Price now: 145p, down almost a third on Thursday as Dr Martens followed November’s downbeat half-year report with a full-on profits warning. In place of operational excellence, a picture emerged of almost comic confusion in the warehouse department.

Somewhere in Los Angeles, it seems, there are three temporary facilities stuffed with boxes of Dr Martens boots because the main US distribution hub in the city is overflowing. “The bottleneck is significantly impacting throughout, limiting our capacity to meet wholesale demand and our Q4 shipment forecasts,” said a statement that threw in a bleat about the weather.

The good news, of a kind, is that extra operatives should eventually sort the size 9s from size 10s. The bad news is two of the three reasons given for the logistical cock-up were self-inflicted: Dr Martens confessed to moving inventory from the old Portland centre to the new LA facility faster than it originally planned; and it accepted requests from US wholesalers to store stock on their behalf.

The result is wrecked profit forecasts for this financial year and next. The £25m whack from the LA setback means this supposedly growth company now thinks its top-line earnings will go backwards from £263m to “between £250m and £260m” this year. Meanwhile, the “mid teens” revenue growth has become “11%-13%” and the impact will still be felt in the financial year that starts in April.

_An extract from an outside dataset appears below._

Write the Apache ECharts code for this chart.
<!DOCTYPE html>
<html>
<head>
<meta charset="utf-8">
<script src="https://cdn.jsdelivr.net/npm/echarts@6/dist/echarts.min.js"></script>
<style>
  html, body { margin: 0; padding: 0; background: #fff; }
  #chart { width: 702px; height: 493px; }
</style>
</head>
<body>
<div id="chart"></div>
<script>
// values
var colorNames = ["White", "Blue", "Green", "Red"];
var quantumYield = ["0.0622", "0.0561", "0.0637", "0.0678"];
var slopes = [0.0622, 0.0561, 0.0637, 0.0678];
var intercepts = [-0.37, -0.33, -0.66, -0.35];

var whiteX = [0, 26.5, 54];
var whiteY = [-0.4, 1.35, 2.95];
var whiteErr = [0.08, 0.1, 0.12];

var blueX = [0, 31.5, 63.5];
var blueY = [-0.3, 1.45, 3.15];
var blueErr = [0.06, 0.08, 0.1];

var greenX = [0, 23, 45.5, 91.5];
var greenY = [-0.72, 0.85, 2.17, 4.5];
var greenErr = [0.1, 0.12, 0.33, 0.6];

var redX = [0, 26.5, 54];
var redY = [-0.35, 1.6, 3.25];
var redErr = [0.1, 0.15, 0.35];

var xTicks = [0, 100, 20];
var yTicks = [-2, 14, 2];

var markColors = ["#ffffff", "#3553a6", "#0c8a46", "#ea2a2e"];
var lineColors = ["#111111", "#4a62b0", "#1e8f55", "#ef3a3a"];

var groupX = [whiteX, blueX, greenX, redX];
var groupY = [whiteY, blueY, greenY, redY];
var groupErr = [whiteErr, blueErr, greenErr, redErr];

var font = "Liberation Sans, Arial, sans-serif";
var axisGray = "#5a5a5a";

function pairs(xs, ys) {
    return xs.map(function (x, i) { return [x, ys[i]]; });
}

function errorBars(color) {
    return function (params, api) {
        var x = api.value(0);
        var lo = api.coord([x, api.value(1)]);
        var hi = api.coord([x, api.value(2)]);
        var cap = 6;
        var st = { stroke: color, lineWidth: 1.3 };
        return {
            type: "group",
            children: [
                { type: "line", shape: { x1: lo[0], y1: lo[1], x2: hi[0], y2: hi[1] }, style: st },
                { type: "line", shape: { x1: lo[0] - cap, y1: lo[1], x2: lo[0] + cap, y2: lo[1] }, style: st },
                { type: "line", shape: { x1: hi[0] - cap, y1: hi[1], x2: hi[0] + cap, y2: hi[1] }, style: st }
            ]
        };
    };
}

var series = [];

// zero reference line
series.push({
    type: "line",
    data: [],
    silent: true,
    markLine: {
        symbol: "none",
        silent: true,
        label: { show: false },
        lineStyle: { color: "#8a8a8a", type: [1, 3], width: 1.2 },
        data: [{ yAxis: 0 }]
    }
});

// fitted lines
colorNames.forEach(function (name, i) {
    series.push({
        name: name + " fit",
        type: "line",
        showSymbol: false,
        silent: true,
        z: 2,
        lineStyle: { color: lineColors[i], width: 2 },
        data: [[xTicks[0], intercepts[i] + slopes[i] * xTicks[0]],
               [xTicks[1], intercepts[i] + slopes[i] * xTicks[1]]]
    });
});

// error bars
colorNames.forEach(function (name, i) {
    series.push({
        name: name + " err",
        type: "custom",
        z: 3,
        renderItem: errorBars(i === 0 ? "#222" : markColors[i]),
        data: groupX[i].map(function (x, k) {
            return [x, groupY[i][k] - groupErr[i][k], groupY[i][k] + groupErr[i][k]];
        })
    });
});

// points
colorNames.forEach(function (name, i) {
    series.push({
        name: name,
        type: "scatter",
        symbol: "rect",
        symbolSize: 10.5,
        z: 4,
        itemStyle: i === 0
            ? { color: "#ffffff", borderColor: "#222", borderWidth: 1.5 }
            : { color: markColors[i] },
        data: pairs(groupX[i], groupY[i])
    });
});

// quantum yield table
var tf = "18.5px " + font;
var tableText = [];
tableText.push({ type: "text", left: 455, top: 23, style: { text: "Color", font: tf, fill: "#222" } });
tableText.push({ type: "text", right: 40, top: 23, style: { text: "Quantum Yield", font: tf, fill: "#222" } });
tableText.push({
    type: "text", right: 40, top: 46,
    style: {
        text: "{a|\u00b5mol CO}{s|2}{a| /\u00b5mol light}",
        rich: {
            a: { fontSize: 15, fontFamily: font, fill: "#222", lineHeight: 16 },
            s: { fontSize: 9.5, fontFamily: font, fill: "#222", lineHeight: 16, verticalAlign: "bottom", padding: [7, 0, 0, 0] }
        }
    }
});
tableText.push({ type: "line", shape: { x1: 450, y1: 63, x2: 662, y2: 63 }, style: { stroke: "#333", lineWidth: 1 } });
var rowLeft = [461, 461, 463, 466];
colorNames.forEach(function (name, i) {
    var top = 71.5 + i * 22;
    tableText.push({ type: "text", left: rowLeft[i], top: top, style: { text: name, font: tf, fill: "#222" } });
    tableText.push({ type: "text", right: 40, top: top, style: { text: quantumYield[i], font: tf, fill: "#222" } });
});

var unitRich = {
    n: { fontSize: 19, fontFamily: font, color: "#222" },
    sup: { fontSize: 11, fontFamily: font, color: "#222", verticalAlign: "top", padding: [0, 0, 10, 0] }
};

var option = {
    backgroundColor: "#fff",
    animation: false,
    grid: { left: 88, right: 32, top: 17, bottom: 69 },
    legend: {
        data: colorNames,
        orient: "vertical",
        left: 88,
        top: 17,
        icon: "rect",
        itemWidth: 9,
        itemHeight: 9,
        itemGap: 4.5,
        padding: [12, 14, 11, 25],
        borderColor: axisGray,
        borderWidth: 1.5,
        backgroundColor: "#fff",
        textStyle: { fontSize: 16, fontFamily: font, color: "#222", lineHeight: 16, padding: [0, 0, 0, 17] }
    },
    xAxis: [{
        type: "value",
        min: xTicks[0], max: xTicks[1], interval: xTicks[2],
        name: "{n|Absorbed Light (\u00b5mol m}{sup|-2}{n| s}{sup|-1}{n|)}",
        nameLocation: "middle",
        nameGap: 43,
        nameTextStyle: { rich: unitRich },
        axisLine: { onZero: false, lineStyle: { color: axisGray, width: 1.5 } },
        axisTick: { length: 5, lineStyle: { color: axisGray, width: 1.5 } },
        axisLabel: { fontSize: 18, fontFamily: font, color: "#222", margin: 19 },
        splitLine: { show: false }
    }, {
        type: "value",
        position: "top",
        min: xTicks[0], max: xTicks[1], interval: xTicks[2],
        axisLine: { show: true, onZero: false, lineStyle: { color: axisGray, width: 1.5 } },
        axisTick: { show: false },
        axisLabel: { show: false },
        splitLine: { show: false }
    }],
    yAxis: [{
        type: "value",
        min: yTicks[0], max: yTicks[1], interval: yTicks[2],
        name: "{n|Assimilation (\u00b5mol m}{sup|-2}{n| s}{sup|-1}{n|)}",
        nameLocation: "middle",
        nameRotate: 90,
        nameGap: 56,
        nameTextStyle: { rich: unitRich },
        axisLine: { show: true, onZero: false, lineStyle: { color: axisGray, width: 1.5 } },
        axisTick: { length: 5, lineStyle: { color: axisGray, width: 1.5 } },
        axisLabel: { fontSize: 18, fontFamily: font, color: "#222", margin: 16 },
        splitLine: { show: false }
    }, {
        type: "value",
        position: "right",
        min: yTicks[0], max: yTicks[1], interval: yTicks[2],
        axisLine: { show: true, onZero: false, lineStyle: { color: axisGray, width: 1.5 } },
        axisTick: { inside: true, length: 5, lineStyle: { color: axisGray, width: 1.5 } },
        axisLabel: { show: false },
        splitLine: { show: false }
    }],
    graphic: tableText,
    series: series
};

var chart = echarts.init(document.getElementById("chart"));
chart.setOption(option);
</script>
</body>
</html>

The mood of investors may not be improved by the memory that Permira cashed out £1bn at float plus another £257m soon afterwards. On the other hand, it’s no consolation that the private equity firm still has a 36% stake, which it presumably doesn’t want to own for ever. There is an overhang.

The wider moral of the tale is another blow to the reputation of the London flotation, or IPO, market. The late-2020 and 2021 vintage also included the likes of THG (down 90%) and Moonpig (off 68%). Yes, there is a whiff of tech going out of fashion in those declines; and, yes, investment involves accepting risk. But the skew towards flops is striking.

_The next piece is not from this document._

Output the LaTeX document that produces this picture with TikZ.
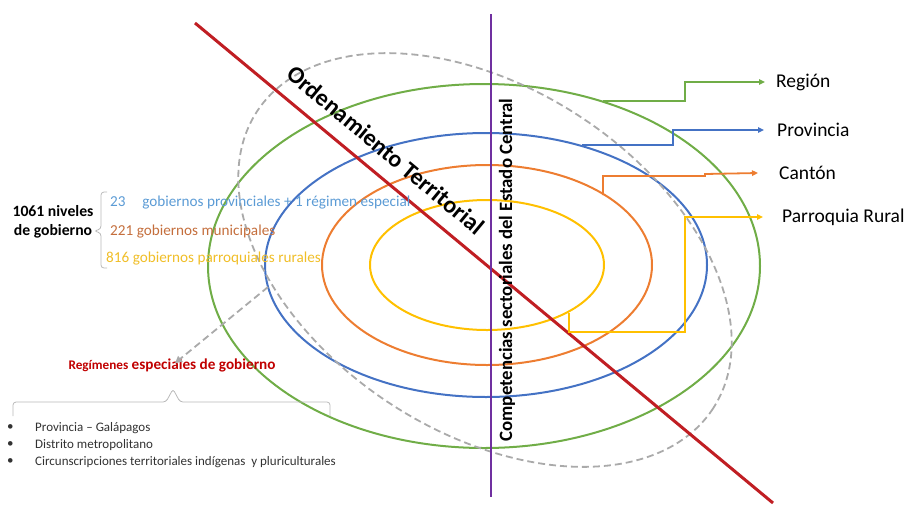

Julia Hoggett, the new chief executive of the London Stock Exchange, told the FT the other day, that the UK market needs to be “young, scrappy and hungry” in attracting new companies and capital. She’s almost certainly correct, and obviously can’t be blamed for fund managers’ strange willingness to overpay, but it’s not a good look if the only clear winners from the IPO machine recently have been well-padded City advisers, lawyers and publicists via their fees.

Growth-seeking investors, circa September 2020, would have been better off tuning out of the London IPO market altogether and looking instead at such boring FTSE 100 names as Ashtead, Bunzl, Croda, Relx and Spirax-Sarco, which have all performed superbly while generating a fraction of the hype. Cazoo, let’s be thankful, performed its 97% car crash in New York – but it’s not much to cling to.